On 13 October 2020, the 22nd meeting of the Standing Committee of the 13th National People's Congress conducted a third review of the draft law. According to the new provisions in the third draft, the export control items include data such as technical information related to the items. The third draft proposes that the national export control management department shall issue relevant industry export control guidelines in a timely manner to guide export operators to establish and improve internal compliance systems for export control and standardize operations. In addition, those who violate the provisions of this law by exporting controlled items that are prohibited from export by the country or exporting controlled items without permission shall be held criminally liable in accordance with the law; if any country or region abuses export control measures to endanger China's national security and interests, China may take reciprocal measures against that country or region according to the actual situation. After three reviews, the Export Control Law was passed on 17 October and promulgated by President Xi Jinping, and came into effect on 1 December 2020.

== Content ==
The Export Control Law consists of 5 chapters and 49 articles, including general provisions, control policies, control lists and control measures, supervision and management, legal responsibilities and supplementary provisions.
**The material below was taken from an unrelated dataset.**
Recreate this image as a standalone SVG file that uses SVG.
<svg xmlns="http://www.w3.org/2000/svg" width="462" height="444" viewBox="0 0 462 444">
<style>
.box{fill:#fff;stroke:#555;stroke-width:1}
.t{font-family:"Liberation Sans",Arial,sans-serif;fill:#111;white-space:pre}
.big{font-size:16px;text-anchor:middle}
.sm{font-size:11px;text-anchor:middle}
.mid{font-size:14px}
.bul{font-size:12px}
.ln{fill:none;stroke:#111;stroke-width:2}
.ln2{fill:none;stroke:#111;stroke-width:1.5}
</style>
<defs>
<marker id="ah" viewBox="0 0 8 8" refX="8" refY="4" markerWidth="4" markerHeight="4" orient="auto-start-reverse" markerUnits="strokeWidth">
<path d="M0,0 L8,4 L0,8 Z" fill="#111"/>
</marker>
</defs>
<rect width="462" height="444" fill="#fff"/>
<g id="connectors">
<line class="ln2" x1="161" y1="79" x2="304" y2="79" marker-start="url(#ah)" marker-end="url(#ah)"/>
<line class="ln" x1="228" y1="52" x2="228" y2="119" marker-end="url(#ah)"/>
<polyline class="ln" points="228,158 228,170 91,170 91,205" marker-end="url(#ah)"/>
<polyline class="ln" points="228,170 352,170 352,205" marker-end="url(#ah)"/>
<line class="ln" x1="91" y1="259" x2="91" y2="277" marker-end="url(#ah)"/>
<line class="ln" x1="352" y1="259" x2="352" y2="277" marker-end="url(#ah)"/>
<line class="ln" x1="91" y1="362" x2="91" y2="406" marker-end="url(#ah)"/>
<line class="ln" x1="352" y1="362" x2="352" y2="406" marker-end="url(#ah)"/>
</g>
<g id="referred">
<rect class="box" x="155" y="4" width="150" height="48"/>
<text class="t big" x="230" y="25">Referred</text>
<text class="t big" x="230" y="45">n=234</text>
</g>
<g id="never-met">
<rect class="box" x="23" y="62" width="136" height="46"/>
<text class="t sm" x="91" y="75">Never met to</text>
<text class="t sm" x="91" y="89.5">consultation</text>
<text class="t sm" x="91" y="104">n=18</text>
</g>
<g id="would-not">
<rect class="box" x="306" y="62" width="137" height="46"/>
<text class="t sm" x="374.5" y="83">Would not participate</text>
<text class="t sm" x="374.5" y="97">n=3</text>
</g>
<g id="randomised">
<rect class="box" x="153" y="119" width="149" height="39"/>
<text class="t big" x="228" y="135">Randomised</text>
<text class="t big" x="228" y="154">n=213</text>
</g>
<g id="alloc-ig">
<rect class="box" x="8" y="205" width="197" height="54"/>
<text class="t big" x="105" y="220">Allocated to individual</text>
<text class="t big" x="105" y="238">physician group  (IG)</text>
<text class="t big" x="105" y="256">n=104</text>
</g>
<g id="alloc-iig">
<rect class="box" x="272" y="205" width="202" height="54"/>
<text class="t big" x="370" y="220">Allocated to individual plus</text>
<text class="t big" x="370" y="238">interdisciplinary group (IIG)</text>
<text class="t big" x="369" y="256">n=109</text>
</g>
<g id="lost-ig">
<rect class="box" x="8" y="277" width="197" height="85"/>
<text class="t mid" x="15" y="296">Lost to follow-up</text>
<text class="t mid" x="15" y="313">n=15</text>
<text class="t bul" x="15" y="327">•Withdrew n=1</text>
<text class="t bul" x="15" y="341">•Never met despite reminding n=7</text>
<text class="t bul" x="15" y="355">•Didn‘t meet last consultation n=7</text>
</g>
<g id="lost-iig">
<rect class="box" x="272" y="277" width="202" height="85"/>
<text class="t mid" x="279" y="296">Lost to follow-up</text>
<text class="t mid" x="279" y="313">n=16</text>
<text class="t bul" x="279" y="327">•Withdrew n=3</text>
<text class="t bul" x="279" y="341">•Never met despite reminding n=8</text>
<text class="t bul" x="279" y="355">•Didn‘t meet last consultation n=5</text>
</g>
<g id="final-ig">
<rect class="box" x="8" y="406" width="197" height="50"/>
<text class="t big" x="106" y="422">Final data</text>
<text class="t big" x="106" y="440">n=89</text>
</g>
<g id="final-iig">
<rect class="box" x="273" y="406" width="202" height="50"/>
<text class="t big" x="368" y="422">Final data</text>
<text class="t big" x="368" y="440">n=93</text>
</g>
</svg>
According to the law, in addition to traditional dual-use items, military products and nuclear products, other "goods, technologies and services" related to maintaining national security and interests and fulfilling international obligations such as non-proliferation are also included in the controlled items, with reference to the foreign trade classification standards. In addition, the transfer of controlled items from China to foreign countries, as well as the provision of controlled items by Chinese citizens, legal persons and unincorporated organizations to foreign organizations and individuals, are all subject to this law. Furthermore, if any country or region abuses export control measures and endangers China's national security and interests, the Chinese government may take reciprocal measures against that country or region according to the actual situation. The law also makes detailed provisions on export control lists, temporary controls and comprehensive controls, export business qualifications and export licensing system, end-user and end-use management, etc.

The Export Control Law also stipulates that China implements a licensing system for the export of controlled items. Exporters must apply for a license to export any item listed in the control list or subject to temporary control. Fines are imposed for illegal transactions: "If an exporter engages in the export of controlled items without obtaining the relevant export operating qualifications, a warning shall be given, the illegal act shall be ordered to be stopped, the illegal gains shall be confiscated, and if the illegal business amount is more than RMB 500,000, a fine of not less than five times and not more than ten times the illegal business amount shall be imposed; if there is no illegal business amount or the illegal business amount is less than RMB 500,000, a fine of not less than RMB 500,000 and not more than RMB 5 million shall be imposed." In addition, similar to the export controls and economic sanctions of the United States, the law also allows the Ministry of Economy of China to punish overseas organizations or individuals who violate the Export Control Law.